◆ **TASK GOAL**
Copy out the listing that follows, exactly, without its pictures.

◆ **MATERIAL**
_ _ _ _

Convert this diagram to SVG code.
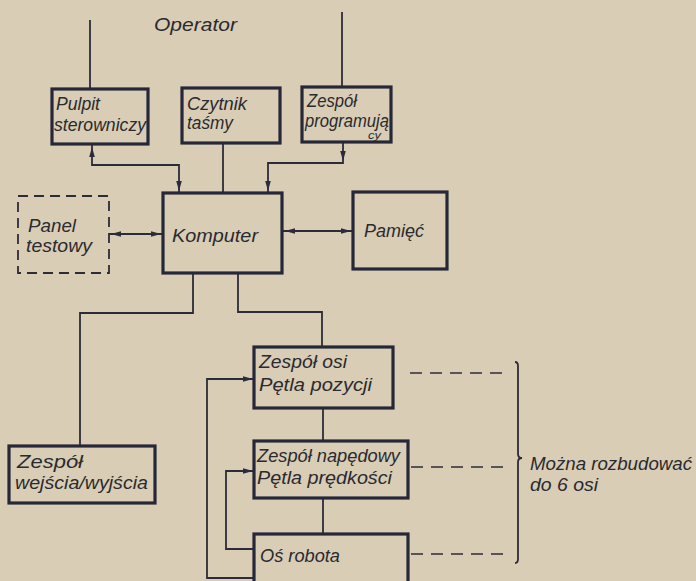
<svg xmlns="http://www.w3.org/2000/svg" xmlns:xlink="http://www.w3.org/1999/xlink" width="696" height="581" viewBox="0 0 696 581">
  <style>
    .bg { fill: #d9cdb5; }
    .box { fill: none; stroke: #26283a; stroke-width: 3.2; }
    .dbox { fill: none; stroke: #2b2c3a; stroke-width: 1.8; stroke-dasharray: 10 6; }
    .wire { fill: none; stroke: #2b2c3a; stroke-width: 1.8; }
    .dash { fill: none; stroke: #2b2c3a; stroke-width: 1.7; stroke-dasharray: 12 8; }
    .t { font-family: "Liberation Sans", Arial, sans-serif; font-style: italic; font-size: 19px; fill: #2a2a30; }
    .s { font-family: "Liberation Sans", Arial, sans-serif; font-style: italic; font-size: 10px; fill: #2a2a30; }
    .ah { fill: #2b2c3a; }
  </style>
  <defs>
    <!-- small slim arrowhead pointing along +x, tip at the origin -->
    <path id="ah" class="ah" d="M0,0 L-10,-2.8 L-10,2.8 Z"/>
  </defs>

  <rect class="bg" x="0" y="0" width="696" height="581"/>

  <g id="connectors">
    <!-- operator lines -->
    <line class="wire" x1="90" y1="20" x2="90" y2="89"/>
    <line class="wire" x1="342" y1="12" x2="342" y2="87"/>
    <!-- desk / tape reader / programming unit to computer -->
    <polyline class="wire" points="92,144 92,165 179,165 179,193"/>
    <line class="wire" x1="223" y1="143" x2="223" y2="193"/>
    <polyline class="wire" points="343,142 343,163 268,163 268,193"/>
    <!-- test panel and memory -->
    <line class="wire" x1="109" y1="234" x2="163" y2="234"/>
    <line class="wire" x1="282" y1="231" x2="353" y2="231"/>
    <!-- computer down to I/O and axis units -->
    <polyline class="wire" points="193,273 193,313 80,313 80,446"/>
    <polyline class="wire" points="238,273 238,312 322,312 322,347"/>
    <line class="wire" x1="323" y1="408" x2="323" y2="441"/>
    <line class="wire" x1="323" y1="498" x2="323" y2="534"/>
    <!-- feedback loops -->
    <polyline class="wire" points="254,578 207,578 207,379 254,379"/>
    <polyline class="wire" points="254,549 226,549 226,471 254,471"/>
    <!-- axis repetition marks -->
    <line class="dash" x1="410" y1="373" x2="507" y2="373"/>
    <line class="dash" x1="411" y1="467" x2="507" y2="467"/>
    <line class="dash" x1="411" y1="554" x2="507" y2="554"/>
    <path class="wire" d="M515,362 Q518,362 518,366 L518,454 Q518,458 522,458 Q518,458 518,462 L518,559 Q518,563 515,563"/>

    <!-- arrowheads -->
    <use xlink:href="#ah" transform="translate(92,147) rotate(-90)"/>
    <use xlink:href="#ah" transform="translate(179,191) rotate(90)"/>
    <use xlink:href="#ah" transform="translate(343,161) rotate(90)"/>
    <use xlink:href="#ah" transform="translate(268,191) rotate(90)"/>
    <use xlink:href="#ah" transform="translate(111,234) rotate(180)"/>
    <use xlink:href="#ah" transform="translate(161,234)"/>
    <use xlink:href="#ah" transform="translate(285,231) rotate(180)"/>
    <use xlink:href="#ah" transform="translate(351,231)"/>
    <use xlink:href="#ah" transform="translate(253,379)"/>
    <use xlink:href="#ah" transform="translate(253,471)"/>
  </g>

  <g id="operator">
    <text class="t" x="154" y="31" textLength="83" lengthAdjust="spacingAndGlyphs">Operator</text>
  </g>

  <g id="pulpit">
    <rect class="box" x="52" y="89" width="96" height="55"/>
    <text class="t" x="56" y="110" textLength="44" lengthAdjust="spacingAndGlyphs">Pulpit</text>
    <text class="t" x="54" y="131" textLength="92" lengthAdjust="spacingAndGlyphs">sterowniczy</text>
  </g>

  <g id="czytnik">
    <rect class="box" x="182" y="88" width="98" height="55"/>
    <text class="t" x="187" y="110" textLength="60" lengthAdjust="spacingAndGlyphs">Czytnik</text>
    <text class="t" x="187" y="129" textLength="46" lengthAdjust="spacingAndGlyphs">taśmy</text>
  </g>

  <g id="zespol-programujacy">
    <rect class="box" x="302" y="87" width="89" height="55"/>
    <text class="t" x="307" y="107" textLength="50" lengthAdjust="spacingAndGlyphs">Zespół</text>
    <text class="t" x="305" y="127" textLength="84" lengthAdjust="spacingAndGlyphs">programują</text>
    <text class="s" x="368" y="139" textLength="13" lengthAdjust="spacingAndGlyphs">cy</text>
  </g>

  <g id="panel-testowy">
    <rect class="dbox" x="18" y="196" width="91" height="77"/>
    <text class="t" x="28" y="232" textLength="48" lengthAdjust="spacingAndGlyphs">Panel</text>
    <text class="t" x="26" y="252" textLength="66" lengthAdjust="spacingAndGlyphs">testowy</text>
  </g>

  <g id="komputer">
    <rect class="box" x="163" y="193" width="119" height="80"/>
    <text class="t" x="172" y="242" textLength="86" lengthAdjust="spacingAndGlyphs">Komputer</text>
  </g>

  <g id="pamiec">
    <rect class="box" x="353" y="192" width="94" height="77"/>
    <text class="t" x="364" y="237" textLength="60" lengthAdjust="spacingAndGlyphs">Pamięć</text>
  </g>

  <g id="zespol-we-wy">
    <rect class="box" x="9" y="446" width="146" height="57"/>
    <text class="t" x="17" y="468" textLength="66" lengthAdjust="spacingAndGlyphs">Zespół</text>
    <text class="t" x="15" y="489" textLength="133" lengthAdjust="spacingAndGlyphs">wejścia/wyjścia</text>
  </g>

  <g id="zespol-osi">
    <rect class="box" x="254" y="347" width="139" height="61"/>
    <text class="t" x="259" y="368" textLength="88" lengthAdjust="spacingAndGlyphs">Zespół osi</text>
    <text class="t" x="259" y="391" textLength="113" lengthAdjust="spacingAndGlyphs">Pętla pozycji</text>
  </g>

  <g id="zespol-napedowy">
    <rect class="box" x="254" y="441" width="154" height="57"/>
    <text class="t" x="257" y="462" textLength="143" lengthAdjust="spacingAndGlyphs">Zespół napędowy</text>
    <text class="t" x="257" y="484" textLength="135" lengthAdjust="spacingAndGlyphs">Pętla prędkości</text>
  </g>

  <g id="os-robota">
    <rect class="box" x="254" y="534" width="154" height="60"/>
    <text class="t" x="260" y="562" textLength="80" lengthAdjust="spacingAndGlyphs">Oś robota</text>
  </g>

  <g id="uwaga">
    <text class="t" x="530" y="470" textLength="162" lengthAdjust="spacingAndGlyphs">Można rozbudować</text>
    <text class="t" x="530" y="491" textLength="68" lengthAdjust="spacingAndGlyphs">do 6 osi</text>
  </g>
</svg>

_ _ _ _

◆ **RESPONSE TO THIS TASK**
Convert this diagram to SVG code.
<svg xmlns="http://www.w3.org/2000/svg" xmlns:xlink="http://www.w3.org/1999/xlink" width="696" height="581" viewBox="0 0 696 581">
  <style>
    .bg { fill: #d9cdb5; }
    .box { fill: none; stroke: #26283a; stroke-width: 3.2; }
    .dbox { fill: none; stroke: #2b2c3a; stroke-width: 1.8; stroke-dasharray: 10 6; }
    .wire { fill: none; stroke: #2b2c3a; stroke-width: 1.8; }
    .dash { fill: none; stroke: #2b2c3a; stroke-width: 1.7; stroke-dasharray: 12 8; }
    .t { font-family: "Liberation Sans", Arial, sans-serif; font-style: italic; font-size: 19px; fill: #2a2a30; }
    .s { font-family: "Liberation Sans", Arial, sans-serif; font-style: italic; font-size: 10px; fill: #2a2a30; }
    .ah { fill: #2b2c3a; }
  </style>
  <defs>
    <!-- small slim arrowhead pointing along +x, tip at the origin -->
    <path id="ah" class="ah" d="M0,0 L-10,-2.8 L-10,2.8 Z"/>
  </defs>

  <rect class="bg" x="0" y="0" width="696" height="581"/>

  <g id="connectors">
    <!-- operator lines -->
    <line class="wire" x1="90" y1="20" x2="90" y2="89"/>
    <line class="wire" x1="342" y1="12" x2="342" y2="87"/>
    <!-- desk / tape reader / programming unit to computer -->
    <polyline class="wire" points="92,144 92,165 179,165 179,193"/>
    <line class="wire" x1="223" y1="143" x2="223" y2="193"/>
    <polyline class="wire" points="343,142 343,163 268,163 268,193"/>
    <!-- test panel and memory -->
    <line class="wire" x1="109" y1="234" x2="163" y2="234"/>
    <line class="wire" x1="282" y1="231" x2="353" y2="231"/>
    <!-- computer down to I/O and axis units -->
    <polyline class="wire" points="193,273 193,313 80,313 80,446"/>
    <polyline class="wire" points="238,273 238,312 322,312 322,347"/>
    <line class="wire" x1="323" y1="408" x2="323" y2="441"/>
    <line class="wire" x1="323" y1="498" x2="323" y2="534"/>
    <!-- feedback loops -->
    <polyline class="wire" points="254,578 207,578 207,379 254,379"/>
    <polyline class="wire" points="254,549 226,549 226,471 254,471"/>
    <!-- axis repetition marks -->
    <line class="dash" x1="410" y1="373" x2="507" y2="373"/>
    <line class="dash" x1="411" y1="467" x2="507" y2="467"/>
    <line class="dash" x1="411" y1="554" x2="507" y2="554"/>
    <path class="wire" d="M515,362 Q518,362 518,366 L518,454 Q518,458 522,458 Q518,458 518,462 L518,559 Q518,563 515,563"/>

    <!-- arrowheads -->
    <use xlink:href="#ah" transform="translate(92,147) rotate(-90)"/>
    <use xlink:href="#ah" transform="translate(179,191) rotate(90)"/>
    <use xlink:href="#ah" transform="translate(343,161) rotate(90)"/>
    <use xlink:href="#ah" transform="translate(268,191) rotate(90)"/>
    <use xlink:href="#ah" transform="translate(111,234) rotate(180)"/>
    <use xlink:href="#ah" transform="translate(161,234)"/>
    <use xlink:href="#ah" transform="translate(285,231) rotate(180)"/>
    <use xlink:href="#ah" transform="translate(351,231)"/>
    <use xlink:href="#ah" transform="translate(253,379)"/>
    <use xlink:href="#ah" transform="translate(253,471)"/>
  </g>

  <g id="operator">
    <text class="t" x="154" y="31" textLength="83" lengthAdjust="spacingAndGlyphs">Operator</text>
  </g>

  <g id="pulpit">
    <rect class="box" x="52" y="89" width="96" height="55"/>
    <text class="t" x="56" y="110" textLength="44" lengthAdjust="spacingAndGlyphs">Pulpit</text>
    <text class="t" x="54" y="131" textLength="92" lengthAdjust="spacingAndGlyphs">sterowniczy</text>
  </g>

  <g id="czytnik">
    <rect class="box" x="182" y="88" width="98" height="55"/>
    <text class="t" x="187" y="110" textLength="60" lengthAdjust="spacingAndGlyphs">Czytnik</text>
    <text class="t" x="187" y="129" textLength="46" lengthAdjust="spacingAndGlyphs">taśmy</text>
  </g>

  <g id="zespol-programujacy">
    <rect class="box" x="302" y="87" width="89" height="55"/>
    <text class="t" x="307" y="107" textLength="50" lengthAdjust="spacingAndGlyphs">Zespół</text>
    <text class="t" x="305" y="127" textLength="84" lengthAdjust="spacingAndGlyphs">programują</text>
    <text class="s" x="368" y="139" textLength="13" lengthAdjust="spacingAndGlyphs">cy</text>
  </g>

  <g id="panel-testowy">
    <rect class="dbox" x="18" y="196" width="91" height="77"/>
    <text class="t" x="28" y="232" textLength="48" lengthAdjust="spacingAndGlyphs">Panel</text>
    <text class="t" x="26" y="252" textLength="66" lengthAdjust="spacingAndGlyphs">testowy</text>
  </g>

  <g id="komputer">
    <rect class="box" x="163" y="193" width="119" height="80"/>
    <text class="t" x="172" y="242" textLength="86" lengthAdjust="spacingAndGlyphs">Komputer</text>
  </g>

  <g id="pamiec">
    <rect class="box" x="353" y="192" width="94" height="77"/>
    <text class="t" x="364" y="237" textLength="60" lengthAdjust="spacingAndGlyphs">Pamięć</text>
  </g>

  <g id="zespol-we-wy">
    <rect class="box" x="9" y="446" width="146" height="57"/>
    <text class="t" x="17" y="468" textLength="66" lengthAdjust="spacingAndGlyphs">Zespół</text>
    <text class="t" x="15" y="489" textLength="133" lengthAdjust="spacingAndGlyphs">wejścia/wyjścia</text>
  </g>

  <g id="zespol-osi">
    <rect class="box" x="254" y="347" width="139" height="61"/>
    <text class="t" x="259" y="368" textLength="88" lengthAdjust="spacingAndGlyphs">Zespół osi</text>
    <text class="t" x="259" y="391" textLength="113" lengthAdjust="spacingAndGlyphs">Pętla pozycji</text>
  </g>

  <g id="zespol-napedowy">
    <rect class="box" x="254" y="441" width="154" height="57"/>
    <text class="t" x="257" y="462" textLength="143" lengthAdjust="spacingAndGlyphs">Zespół napędowy</text>
    <text class="t" x="257" y="484" textLength="135" lengthAdjust="spacingAndGlyphs">Pętla prędkości</text>
  </g>

  <g id="os-robota">
    <rect class="box" x="254" y="534" width="154" height="60"/>
    <text class="t" x="260" y="562" textLength="80" lengthAdjust="spacingAndGlyphs">Oś robota</text>
  </g>

  <g id="uwaga">
    <text class="t" x="530" y="470" textLength="162" lengthAdjust="spacingAndGlyphs">Można rozbudować</text>
    <text class="t" x="530" y="491" textLength="68" lengthAdjust="spacingAndGlyphs">do 6 osi</text>
  </g>
</svg>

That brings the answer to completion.